Exercise: Write out each line exactly as given. Leave the pictures out of your copy.

Information supplied:
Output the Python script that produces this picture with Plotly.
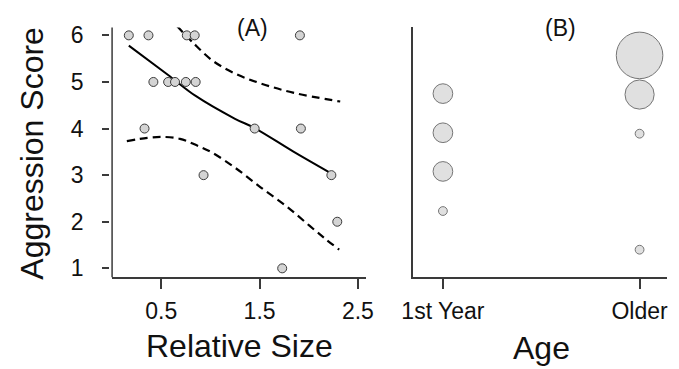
import plotly.graph_objects as go

# ---------------- data ----------------
# Panel A: individual observations
rel_size = [0.17, 0.37, 0.76, 0.84, 1.91,
            0.42, 0.57, 0.64, 0.75, 0.85,
            0.33, 1.45, 1.92,
            0.93, 2.23,
            2.29,
            1.73]
aggr_score = [6, 6, 6, 6, 6,
              5, 5, 5, 5, 5,
              4, 4, 4,
              3, 3,
              2,
              1]

# fitted curve and confidence band
fit_x = [0.17, 0.57, 0.85, 1.25, 1.45, 1.84, 2.21]
fit_y = [5.78, 5.15, 4.70, 4.21, 4.01, 3.51, 3.06]
upper_x = [0.66, 0.82, 1.02, 1.25, 1.51, 1.84, 2.32]
upper_y = [6.20, 5.85, 5.46, 5.18, 4.97, 4.77, 4.58]
lower_x = [0.15, 0.36, 0.52, 0.69, 0.85, 1.02, 1.25, 1.51, 1.78, 2.01, 2.17, 2.31]
lower_y = [3.73, 3.80, 3.82, 3.78, 3.65, 3.48, 3.16, 2.74, 2.32, 1.91, 1.63, 1.40]

# Panel B: bubbles by age class
age_cats = ["1st Year", "Older"]
first_year_y = [4.75, 3.91, 3.08, 2.23]
first_year_n = [5, 5, 5, 1]
older_y = [5.57, 4.73, 3.89, 1.40]
older_n = [28, 11, 1, 1]

y_ticks = [1, 2, 3, 4, 5, 6]
x_ticks = [0.5, 1.5, 2.5]

# ---------------- figure ----------------
W, H = 679, 369
FONT = "Liberation Sans, Arial, sans-serif"
AX = "#3a3a3a"
FILL = "#d4d4d4"
EDGE = "#3c3c3c"
TICK_SIZE = 23
TITLE_SIZE = 32

fig = go.Figure()

fig.add_trace(go.Scatter(x=upper_x, y=upper_y, mode="lines", line_shape="spline",
                         line=dict(color="black", width=2.2, dash="8px,5px"),
                         xaxis="x", yaxis="y", showlegend=False, hoverinfo="skip"))
fig.add_trace(go.Scatter(x=lower_x, y=lower_y, mode="lines", line_shape="spline",
                         line=dict(color="black", width=2.2, dash="8px,5px"),
                         xaxis="x", yaxis="y", showlegend=False, hoverinfo="skip"))
fig.add_trace(go.Scatter(x=fit_x, y=fit_y, mode="lines", line_shape="spline",
                         line=dict(color="black", width=2),
                         xaxis="x", yaxis="y", showlegend=False))
fig.add_trace(go.Scatter(x=rel_size, y=aggr_score, mode="markers",
                         marker=dict(size=9, color=FILL, line=dict(color=EDGE, width=1)),
                         xaxis="x", yaxis="y", showlegend=False))

sizeref = 1 / (2 * 4.4 ** 2)
fig.add_trace(go.Scatter(x=[age_cats[0]] * len(first_year_y), y=first_year_y, mode="markers",
                         marker=dict(size=first_year_n, sizemode="area", sizeref=sizeref,
                                     color=FILL, line=dict(color=EDGE, width=1)),
                         xaxis="x2", yaxis="y2", showlegend=False, cliponaxis=False))
fig.add_trace(go.Scatter(x=[age_cats[1]] * len(older_y), y=older_y, mode="markers",
                         marker=dict(size=older_n, sizemode="area", sizeref=sizeref,
                                     color=FILL, line=dict(color=EDGE, width=1)),
                         xaxis="x2", yaxis="y2", showlegend=False, cliponaxis=False))

def px_x(p):
    return p / W

def px_y(p):
    return 1 - p / H

yr = [0.81, 6.17]
ydom = [px_y(279), px_y(23)]

fig.update_layout(
    width=W, height=H,
    margin=dict(l=0, r=0, t=0, b=0),
    paper_bgcolor="white", plot_bgcolor="white",
    font=dict(family=FONT, color="#111111", size=TICK_SIZE),
    xaxis=dict(domain=[px_x(104), px_x(365)], range=[0.0, 2.58], tickvals=x_ticks,
               ticktext=[str(v) for v in x_ticks],
               showline=True, linecolor=AX, linewidth=1.5, ticks="outside", ticklen=10,
               tickcolor=AX, tickwidth=1.5, showgrid=False, zeroline=False,
               tickfont=dict(size=TICK_SIZE), ticklabelstandoff=2, anchor="y"),
    yaxis=dict(domain=ydom, range=yr, tickvals=y_ticks, anchor="free", position=px_x(101),
               showline=False, ticks="outside", ticklen=7, tickcolor=AX, tickwidth=1.5,
               showgrid=False, zeroline=False, tickfont=dict(size=TICK_SIZE),
               ticklabelstandoff=14),
    xaxis2=dict(domain=[px_x(414), px_x(675)], type="category", categoryorder="array",
                categoryarray=age_cats, range=[-0.15, 1.14],
                showline=True, linecolor=AX, linewidth=1.5, ticks="outside", ticklen=10,
                tickcolor=AX, tickwidth=1.5, showgrid=False, zeroline=False,
                tickfont=dict(size=TICK_SIZE), ticklabelstandoff=2, anchor="y2"),
    yaxis2=dict(domain=ydom, range=yr, showticklabels=False, ticks="",
                showline=True, linecolor=AX, linewidth=1.5, showgrid=False,
                zeroline=False, anchor="x2"),
)

# vertical axis line of panel A (drawn slightly right of its tick marks)
fig.add_shape(type="line", xref="paper", yref="paper",
              x0=px_x(104), x1=px_x(104), y0=ydom[0], y1=ydom[1],
              line=dict(color=AX, width=1.5))

# panel labels and axis titles
fig.add_annotation(text="(A)", xref="paper", yref="paper", x=px_x(248), y=px_y(24),
                   showarrow=False, font=dict(size=23), xanchor="center", yanchor="middle")
fig.add_annotation(text="(B)", xref="paper", yref="paper", x=px_x(565), y=px_y(24),
                   showarrow=False, font=dict(size=23), xanchor="center", yanchor="middle")
fig.add_annotation(text="Relative Size", xref="paper", yref="paper", x=px_x(235), y=px_y(350),
                   showarrow=False, font=dict(size=TITLE_SIZE), xanchor="center", yanchor="middle")
fig.add_annotation(text="Age", xref="paper", yref="paper", x=px_x(546), y=px_y(352),
                   showarrow=False, font=dict(size=TITLE_SIZE), xanchor="center", yanchor="middle")
fig.add_annotation(text="Aggression Score", xref="paper", yref="paper", x=px_x(22), y=px_y(152),
                   showarrow=False, font=dict(size=TITLE_SIZE), textangle=-90,
                   xanchor="center", yanchor="middle")

fig.write_html("out.html", config={"displayModeBar": False},
               post_script="document.body.style.margin='0px';")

Correct result:
Output the Python script that produces this picture with Plotly.
import plotly.graph_objects as go

# ---------------- data ----------------
# Panel A: individual observations
rel_size = [0.17, 0.37, 0.76, 0.84, 1.91,
            0.42, 0.57, 0.64, 0.75, 0.85,
            0.33, 1.45, 1.92,
            0.93, 2.23,
            2.29,
            1.73]
aggr_score = [6, 6, 6, 6, 6,
              5, 5, 5, 5, 5,
              4, 4, 4,
              3, 3,
              2,
              1]

# fitted curve and confidence band
fit_x = [0.17, 0.57, 0.85, 1.25, 1.45, 1.84, 2.21]
fit_y = [5.78, 5.15, 4.70, 4.21, 4.01, 3.51, 3.06]
upper_x = [0.66, 0.82, 1.02, 1.25, 1.51, 1.84, 2.32]
upper_y = [6.20, 5.85, 5.46, 5.18, 4.97, 4.77, 4.58]
lower_x = [0.15, 0.36, 0.52, 0.69, 0.85, 1.02, 1.25, 1.51, 1.78, 2.01, 2.17, 2.31]
lower_y = [3.73, 3.80, 3.82, 3.78, 3.65, 3.48, 3.16, 2.74, 2.32, 1.91, 1.63, 1.40]

# Panel B: bubbles by age class
age_cats = ["1st Year", "Older"]
first_year_y = [4.75, 3.91, 3.08, 2.23]
first_year_n = [5, 5, 5, 1]
older_y = [5.57, 4.73, 3.89, 1.40]
older_n = [28, 11, 1, 1]

y_ticks = [1, 2, 3, 4, 5, 6]
x_ticks = [0.5, 1.5, 2.5]

# ---------------- figure ----------------
W, H = 679, 369
FONT = "Liberation Sans, Arial, sans-serif"
AX = "#3a3a3a"
FILL = "#d4d4d4"
EDGE = "#3c3c3c"
TICK_SIZE = 23
TITLE_SIZE = 32

fig = go.Figure()

fig.add_trace(go.Scatter(x=upper_x, y=upper_y, mode="lines", line_shape="spline",
                         line=dict(color="black", width=2.2, dash="8px,5px"),
                         xaxis="x", yaxis="y", showlegend=False, hoverinfo="skip"))
fig.add_trace(go.Scatter(x=lower_x, y=lower_y, mode="lines", line_shape="spline",
                         line=dict(color="black", width=2.2, dash="8px,5px"),
                         xaxis="x", yaxis="y", showlegend=False, hoverinfo="skip"))
fig.add_trace(go.Scatter(x=fit_x, y=fit_y, mode="lines", line_shape="spline",
                         line=dict(color="black", width=2),
                         xaxis="x", yaxis="y", showlegend=False))
fig.add_trace(go.Scatter(x=rel_size, y=aggr_score, mode="markers",
                         marker=dict(size=9, color=FILL, line=dict(color=EDGE, width=1)),
                         xaxis="x", yaxis="y", showlegend=False))

sizeref = 1 / (2 * 4.4 ** 2)
fig.add_trace(go.Scatter(x=[age_cats[0]] * len(first_year_y), y=first_year_y, mode="markers",
                         marker=dict(size=first_year_n, sizemode="area", sizeref=sizeref,
                                     color=FILL, line=dict(color=EDGE, width=1)),
                         xaxis="x2", yaxis="y2", showlegend=False, cliponaxis=False))
fig.add_trace(go.Scatter(x=[age_cats[1]] * len(older_y), y=older_y, mode="markers",
                         marker=dict(size=older_n, sizemode="area", sizeref=sizeref,
                                     color=FILL, line=dict(color=EDGE, width=1)),
                         xaxis="x2", yaxis="y2", showlegend=False, cliponaxis=False))

def px_x(p):
    return p / W

def px_y(p):
    return 1 - p / H

yr = [0.81, 6.17]
ydom = [px_y(279), px_y(23)]

fig.update_layout(
    width=W, height=H,
    margin=dict(l=0, r=0, t=0, b=0),
    paper_bgcolor="white", plot_bgcolor="white",
    font=dict(family=FONT, color="#111111", size=TICK_SIZE),
    xaxis=dict(domain=[px_x(104), px_x(365)], range=[0.0, 2.58], tickvals=x_ticks,
               ticktext=[str(v) for v in x_ticks],
               showline=True, linecolor=AX, linewidth=1.5, ticks="outside", ticklen=10,
               tickcolor=AX, tickwidth=1.5, showgrid=False, zeroline=False,
               tickfont=dict(size=TICK_SIZE), ticklabelstandoff=2, anchor="y"),
    yaxis=dict(domain=ydom, range=yr, tickvals=y_ticks, anchor="free", position=px_x(101),
               showline=False, ticks="outside", ticklen=7, tickcolor=AX, tickwidth=1.5,
               showgrid=False, zeroline=False, tickfont=dict(size=TICK_SIZE),
               ticklabelstandoff=14),
    xaxis2=dict(domain=[px_x(414), px_x(675)], type="category", categoryorder="array",
                categoryarray=age_cats, range=[-0.15, 1.14],
                showline=True, linecolor=AX, linewidth=1.5, ticks="outside", ticklen=10,
                tickcolor=AX, tickwidth=1.5, showgrid=False, zeroline=False,
                tickfont=dict(size=TICK_SIZE), ticklabelstandoff=2, anchor="y2"),
    yaxis2=dict(domain=ydom, range=yr, showticklabels=False, ticks="",
                showline=True, linecolor=AX, linewidth=1.5, showgrid=False,
                zeroline=False, anchor="x2"),
)

# vertical axis line of panel A (drawn slightly right of its tick marks)
fig.add_shape(type="line", xref="paper", yref="paper",
              x0=px_x(104), x1=px_x(104), y0=ydom[0], y1=ydom[1],
              line=dict(color=AX, width=1.5))

# panel labels and axis titles
fig.add_annotation(text="(A)", xref="paper", yref="paper", x=px_x(248), y=px_y(24),
                   showarrow=False, font=dict(size=23), xanchor="center", yanchor="middle")
fig.add_annotation(text="(B)", xref="paper", yref="paper", x=px_x(565), y=px_y(24),
                   showarrow=False, font=dict(size=23), xanchor="center", yanchor="middle")
fig.add_annotation(text="Relative Size", xref="paper", yref="paper", x=px_x(235), y=px_y(350),
                   showarrow=False, font=dict(size=TITLE_SIZE), xanchor="center", yanchor="middle")
fig.add_annotation(text="Age", xref="paper", yref="paper", x=px_x(546), y=px_y(352),
                   showarrow=False, font=dict(size=TITLE_SIZE), xanchor="center", yanchor="middle")
fig.add_annotation(text="Aggression Score", xref="paper", yref="paper", x=px_x(22), y=px_y(152),
                   showarrow=False, font=dict(size=TITLE_SIZE), textangle=-90,
                   xanchor="center", yanchor="middle")

fig.write_html("out.html", config={"displayModeBar": False},
               post_script="document.body.style.margin='0px';")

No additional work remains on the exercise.